05/03/2008 (1:30 am)

Film grain optimization

Optimizing an encoder for film grain is a tough problem. For one, film grain is, by definition, basically uncorrelated between frames; that is, film grain from a previous frame is totally useless in encoding the current frame’s film grain (at least it would seem!). This would suggest that intra blocks are necessary for encoding film grain, which is what generally results. Yet this encounters another problem: film grain is made up of a whole slew of spacial frequencies, many of which cannot be represented at the quantizers often used in P/B-frames! This makes it extremely difficult to efficiently represent the film grain at reasonable bitrates.

But we can cheat.

Previous frames have a lot of the necessary spatial frequencies–why not steal them? Sure, an inter block won’t be as efficient as an intra block, but it might work better. Indeed, the initial idea I got from glancing at the results of the film grain optimization in Elecard’s encoder (Mainconcept core). Their film grain optimization almost completely disabled I-blocks in P-frames, suggesting that this was indeed the avenue to go down. Of course, their film grain optimization really wasn’t that good–so who knows?

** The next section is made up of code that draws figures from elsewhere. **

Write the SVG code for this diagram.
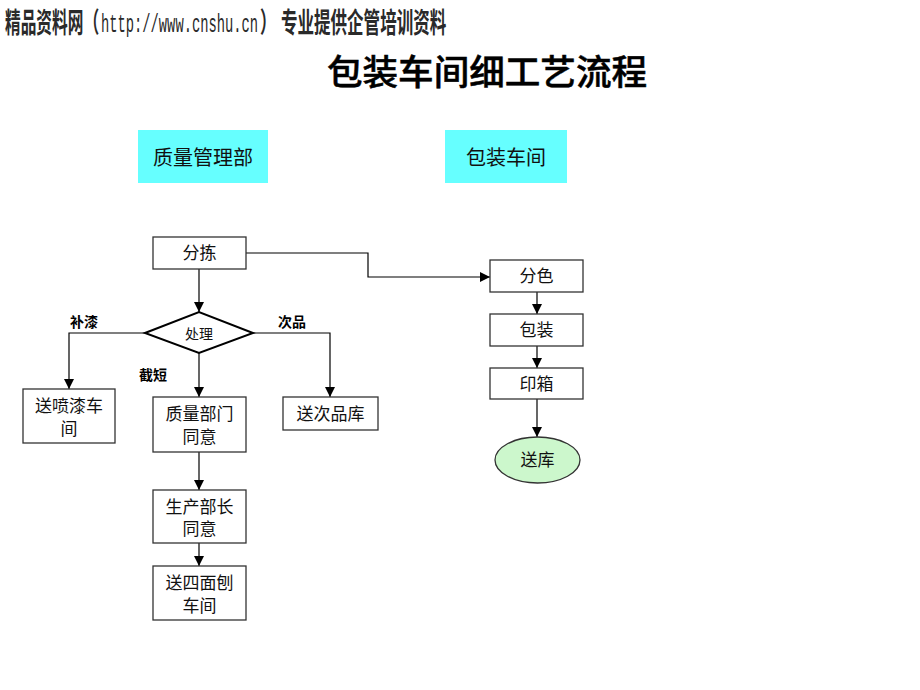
<svg xmlns="http://www.w3.org/2000/svg" width="920" height="690" viewBox="0 0 920 690">
<defs>
<marker id="arr" viewBox="0 0 10 10" refX="10" refY="5" markerWidth="10" markerHeight="10" markerUnits="userSpaceOnUse" orient="auto">
<path d="M0,0 L10,5 L0,10 z" fill="#000"/>
</marker>
<style>
.t{font-family:"Liberation Serif","Noto Sans CJK SC",serif;fill:#111;text-anchor:middle}
.n{font-size:17px}
.box{fill:#fff;stroke:#333;stroke-width:1.3}
.hd{fill:#66ffff}
.lb{font-family:"Liberation Sans","Noto Sans CJK SC",sans-serif;font-size:14px;font-weight:bold;fill:#000}
.c{fill:none;stroke:#000;stroke-width:1.2;marker-end:url(#arr)}
.top{font-family:"Liberation Sans","Noto Sans CJK SC",sans-serif;font-size:28px;font-weight:bold;fill:#2a2a2a}
</style>
</defs>
<rect width="920" height="690" fill="#fff"/>
<g id="header">
<text class="top" transform="translate(5,33) scale(0.56,1)" x="0" y="0">精品资料网（</text>
<text transform="translate(101,32) scale(0.53,1)" x="0" y="0" font-family="'Liberation Mono',monospace" font-size="26" fill="#2a2a2a">http://www.cnshu.cn</text>
<text class="top" transform="translate(260,33) scale(0.59,1)" x="0" y="0">） 专业提供企管培训资料</text>
</g>
<text x="487" y="85" font-family="'Noto Sans CJK SC',sans-serif" font-size="35" font-weight="500" fill="#000" stroke="#000" stroke-width="0.5" text-anchor="middle" textLength="320" lengthAdjust="spacingAndGlyphs">包装车间细工艺流程</text>

<g id="hdr-qm"><rect class="hd" x="138" y="130" width="130" height="53"/><text class="t" x="203" y="165" font-size="20">质量管理部</text></g>
<g id="hdr-bz"><rect class="hd" x="445" y="130" width="122" height="53"/><text class="t" x="506" y="165" font-size="20">包装车间</text></g>

<g id="connectors">
<path class="c" d="M246,253 H368 V277 H490"/>
<path class="c" d="M199,269 V312"/>
<path class="c" d="M145,333 H69 V389"/>
<path class="c" d="M253,333 H330 V397"/>
<path class="c" d="M199,353 V397"/>
<path class="c" d="M199,452 V490"/>
<path class="c" d="M199,543 V566"/>
<path class="c" d="M537,292 V314"/>
<path class="c" d="M537,346 V368"/>
<path class="c" d="M537,399 V437"/>
</g>

<g id="n-fenjian"><rect class="box" x="153" y="237" width="93" height="32"/><text class="t n" x="199.5" y="259">分拣</text></g>
<g id="n-chuli"><path d="M145,333 L199,312 L253,333 L199,353 z" fill="#fff" stroke="#000" stroke-width="2"/><text class="t" x="199" y="339" font-size="14">处理</text></g>
<g id="n-penqi"><rect class="box" x="23" y="389" width="92" height="54"/><text class="t n" x="69" y="412">送喷漆车</text><text class="t n" x="69" y="435">间</text></g>
<g id="n-zhiliang"><rect class="box" x="153" y="397" width="93" height="55"/><text class="t n" x="199.5" y="420">质量部门</text><text class="t n" x="199.5" y="443">同意</text></g>
<g id="n-ciping"><rect class="box" x="283" y="397" width="95" height="33"/><text class="t n" x="330.5" y="420">送次品库</text></g>
<g id="n-shengchan"><rect class="box" x="153" y="490" width="93" height="53"/><text class="t n" x="199.5" y="513">生产部长</text><text class="t n" x="199.5" y="535">同意</text></g>
<g id="n-simian"><rect class="box" x="153" y="566" width="93" height="54"/><text class="t n" x="199.5" y="589">送四面刨</text><text class="t n" x="199.5" y="612">车间</text></g>
<g id="n-fense"><rect class="box" x="490" y="260" width="93" height="32"/><text class="t n" x="536.5" y="282">分色</text></g>
<g id="n-baozhuang"><rect class="box" x="490" y="314" width="93" height="32"/><text class="t n" x="536.5" y="336">包装</text></g>
<g id="n-yinxiang"><rect class="box" x="490" y="368" width="93" height="31"/><text class="t n" x="536.5" y="390">印箱</text></g>
<g id="n-songku"><ellipse cx="537.5" cy="460" rx="42.5" ry="23" fill="#ccf7cc" stroke="#333" stroke-width="1.3"/><text class="t n" x="537.5" y="466">送库</text></g>

<text class="lb" x="70" y="327">补漆</text>
<text class="lb" x="278" y="327">次品</text>
<text class="lb" x="139" y="380">截短</text>
</svg>
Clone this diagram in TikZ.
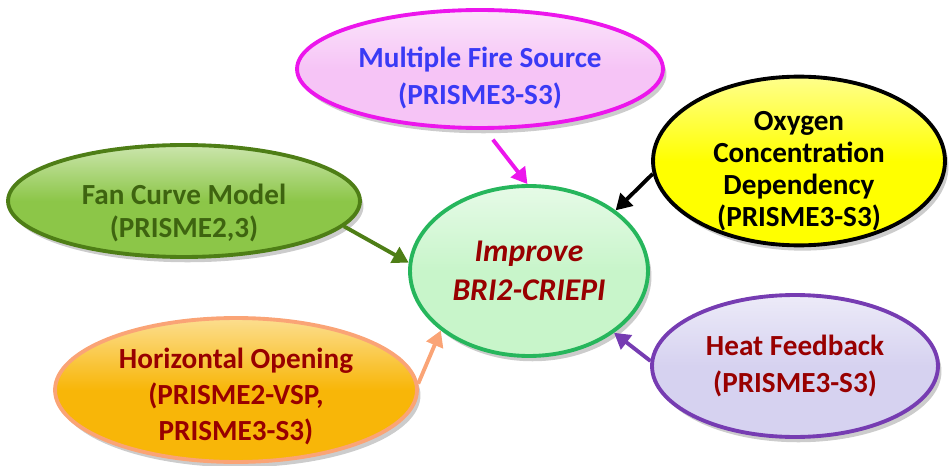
\documentclass[tikz,border=0pt]{standalone}
\usepackage{fontspec}
\setmainfont{Carlito}
\usepackage{tikz}
\usetikzlibrary{arrows.meta,shapes.geometric,shadows}
\definecolor{fireFill}{RGB}{246,196,246}
\definecolor{fireLine}{RGB}{236,22,236}
\definecolor{fireText}{RGB}{58,58,245}
\definecolor{fanFill}{RGB}{140,198,72}
\definecolor{fanLine}{RGB}{78,126,22}
\definecolor{fanText}{RGB}{62,100,16}
\definecolor{coreFill}{RGB}{200,245,202}
\definecolor{coreLine}{RGB}{38,182,92}
\definecolor{redText}{RGB}{152,0,0}
\definecolor{oxyFill}{RGB}{255,255,0}
\definecolor{holeFill}{RGB}{248,182,8}
\definecolor{holeLine}{RGB}{250,164,118}
\definecolor{heatFill}{RGB}{214,210,240}
\definecolor{heatLine}{RGB}{118,60,178}
\newcommand\toplift[1]{\rule{0pt}{#1}}
\tikzset{
	bubble/.style 2 args={ellipse, draw=#2, line width=2.2pt,
		top color=#1!45!white, bottom color=#1, middle color=#1,
		inner xsep=0pt, inner ysep=-6pt, align=center,
		font=\bfseries\fontsize{16.6}{21}\selectfont,
		drop shadow={opacity=.4, shadow xshift=2pt, shadow yshift=-3pt}},
	feed/.style={-{Triangle[length=9pt,width=10pt]}, line width=2.2pt, draw=#1},
}
\begin{document}
\begin{tikzpicture}[x=0.02cm, y=-0.02cm]
	\useasboundingbox (0,0) rectangle (950,466);
	\node[bubble={fireFill}{fireLine}, minimum width=7.32cm, minimum height=2.36cm, text=fireText]
		(fire) at (480,69) {\toplift{22pt}Multiple Fire Source\\(PRISME3-S3)};
	\node[bubble={fanFill}{fanLine}, minimum width=7.04cm, minimum height=2.24cm, text=fanText,
		font=\bfseries\fontsize{16.6}{18.5}\selectfont]
		(fan) at (184,201) {\toplift{25pt}Fan Curve Model\\(PRISME2,3)};
	\node[bubble={coreFill}{coreLine}, minimum width=4.76cm, minimum height=3.4cm, text=redText,
		font=\bfseries\itshape\fontsize{18}{22.5}\selectfont]
		(core) at (529,271) {Improve\\BRI2-CRIEPI};
	\node[bubble={oxyFill}{black}, minimum width=5.84cm, minimum height=3.24cm,
		font=\bfseries\fontsize{16.6}{18.3}\selectfont]
		(oxy) at (799,161) {\toplift{22.5pt}Oxygen\\Concentration\\Dependency\\(PRISME3-S3)};
	\node[bubble={holeFill}{holeLine}, minimum width=7.24cm, minimum height=2.88cm, text=redText,
		font=\bfseries\fontsize{16.6}{20.5}\selectfont]
		(hole) at (236,390) {\toplift{19pt}Horizontal Opening\\(PRISME2-VSP,\\PRISME3-S3)};
	\node[bubble={heatFill}{heatLine}, minimum width=5.72cm, minimum height=2.84cm, text=redText]
		(heat) at (795,366) {Heat Feedback\\(PRISME3-S3)};
	% arrows into the core
	\draw[feed=fireLine, shorten <=7pt] (fire.-85) -- (core.91);
	\draw[feed=black] (oxy.185) -- (core.35);
	\draw[feed=fanLine] (fan.-9) -- (core.176);
	\draw[feed=holeLine] (hole.2) -- (core.214);
	\draw[feed=heatLine] (heat.178) -- (core.-36);
\end{tikzpicture}
\end{document}
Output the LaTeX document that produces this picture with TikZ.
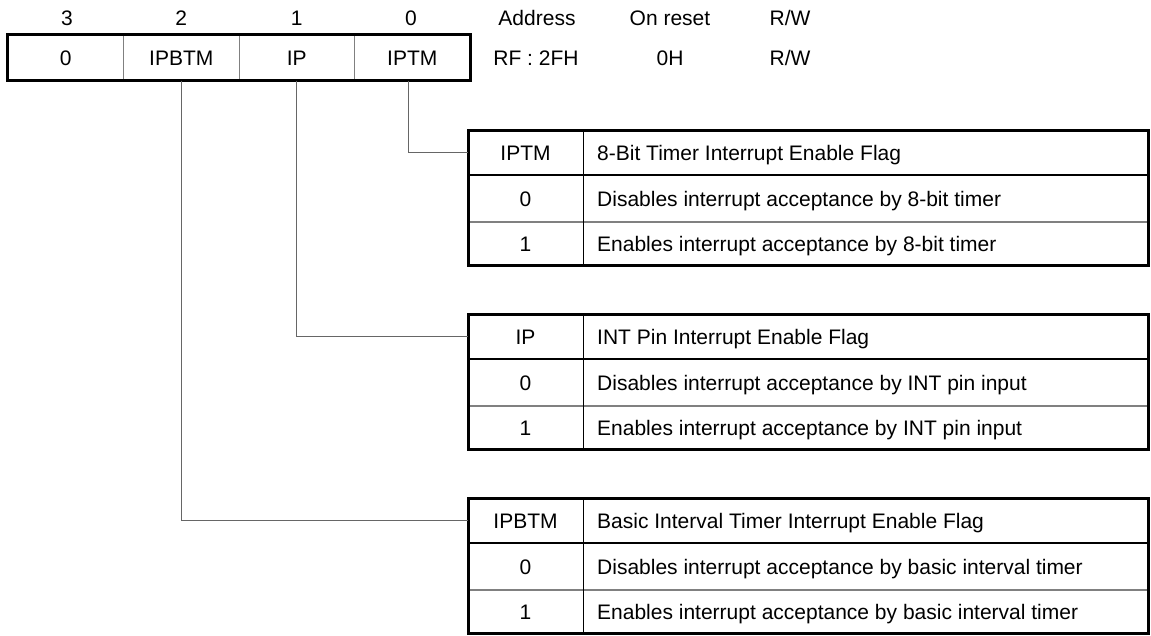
\documentclass[tikz,border=0pt]{standalone}
\usepackage{fontspec}
\setmainfont{Liberation Sans}
\tikzset{
  thickb/.style={line width=3pt},
  hdrline/.style={line width=2.4pt},
  thinline/.style={line width=1.2pt, draw=black!50},
  vline/.style={line width=1pt},
  conn/.style={line width=1pt, draw=black!60},
  txt/.style={inner sep=0pt, font=\fontsize{21}{25}\selectfont, text height=15pt, text depth=0pt},
  cell/.style={txt, minimum width=115pt, minimum height=45pt, anchor=center},
  regcell/.style={txt, minimum width=115.5pt, minimum height=45pt, anchor=center, draw=black!50, line width=1pt},
}
\newcommand{\flagtable}[6]{%
  \node[cell] (#1a) at (525.5,#2+22.5) {#3};
  \node[txt,anchor=west] (#1b) at (597,#2+22.5) {#4};
  \node[cell] (#1c) at (525.5,#2+68.5) {0};
  \node[txt,anchor=west] (#1d) at (597,#2+68.5) {#5};
  \node[cell] (#1e) at (525.5,#2+113.5) {1};
  \node[txt,anchor=west] (#1f) at (597,#2+113.5) {#6};
  \draw[thinline] (468,#2+92) -- (1148,#2+92);
  \draw[vline] (583,#2) -- (583,#2+135);
  \draw[hdrline] (468,#2+45) -- (1148,#2+45);
  \draw[thickb] (468,#2) rectangle (1148,#2+135);
}
\begin{document}
\begin{tikzpicture}[x=1pt,y=-1pt]
\useasboundingbox (0,0) rectangle (1151,635);
% register
\node[regcell] (r3) at (65.75,57.5) {0};
\node[regcell] (r2) at (181.25,57.5) {IPBTM};
\node[regcell] (r1) at (296.75,57.5) {IP};
\node[regcell] (r0) at (412.25,57.5) {IPTM};
\draw[thickb] (r3.north west) rectangle (r0.south east);
% bit numbers
\node[txt] (b3) at (67,18) {3};
\node[txt] (b2) at (181.25,18) {2};
\node[txt] (b1) at (296.75,18) {1};
\node[txt] (b0) at (411,18) {0};
% address etc
\node[txt] (addrh) at (537,18) {Address};
\node[txt] (rsth) at (670,18) {On reset};
\node[txt] (rwh) at (790,18) {R/W};
\node[txt] (addr) at (536,57.5) {RF : 2FH};
\node[txt] (rst) at (670,57.5) {0H};
\node[txt] (rw) at (790,57.5) {R/W};
% tables
\flagtable{ta}{130}{IPTM}{8-Bit Timer Interrupt Enable Flag}{Disables interrupt acceptance by 8-bit timer}{Enables interrupt acceptance by 8-bit timer}
\flagtable{tb}{314}{IP}{INT Pin Interrupt Enable Flag}{Disables interrupt acceptance by INT pin input}{Enables interrupt acceptance by INT pin input}
\flagtable{tc}{498}{IPBTM}{Basic Interval Timer Interrupt Enable Flag}{Disables interrupt acceptance by basic interval timer}{Enables interrupt acceptance by basic interval timer}
% connectors
\draw[conn] ([xshift=-4pt]r0.south) |- (taa.west);
\draw[conn] (r1.south) |- (tba.west);
\draw[conn] (r2.south) |- (tca.west);
\end{tikzpicture}
\end{document}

To begin with, I tried the obvious; completely disable intra blocks in P-frames for the hell of it. Surprisingly, this actually worked; in many cases it improved grain retention! But if I was to make this practical, I’d have to find a real way of implementing a metric to decide what block type to use, rather than just brute-force disabling an entire category of blocks.

I eventually came back upon an idea I considered a while back–what about NSSD? NSSD, also known as “noise-retaining sum of squared differences,” is a block comparison metric that is supposed to promote retaining grain/noise. How exactly does it do this? NSSD is equal to the sum of the ordinary SSD and the absolute value of the difference in “noise” values for the two blocks to be compared. “Noise” is abs( x(i,j) – x(i+1,j) – x(i,j+1) + x(i+1,j+1) ) summed up over all pixels x(i,j) in the source block (ignoring pixels that would result in this formula going over the edge of the block). In other words, it doesn’t compare the pixels of the two blocks; it simply measures the “noisiness” of each block, and makes sure that they have a “similar” amount of noise. Keeping the two blocks visually similar is taken care of by the SSD portion of the score.

Amazingly, this worked; replacing the RD metric (SSD) with NSSD, combined with tweaking of the RD thresholds to ensure that modes that tended to retain noise were always analyzed, drastically improved grain retention, and made inter blocks drastically more common in grainy footage. The patch can be found here, complete with mildly optimized MMX assembly for the “noise” operation, ported from ffmpeg (where NSSD is available as a -cmp/-subcmp/-rdcmp option).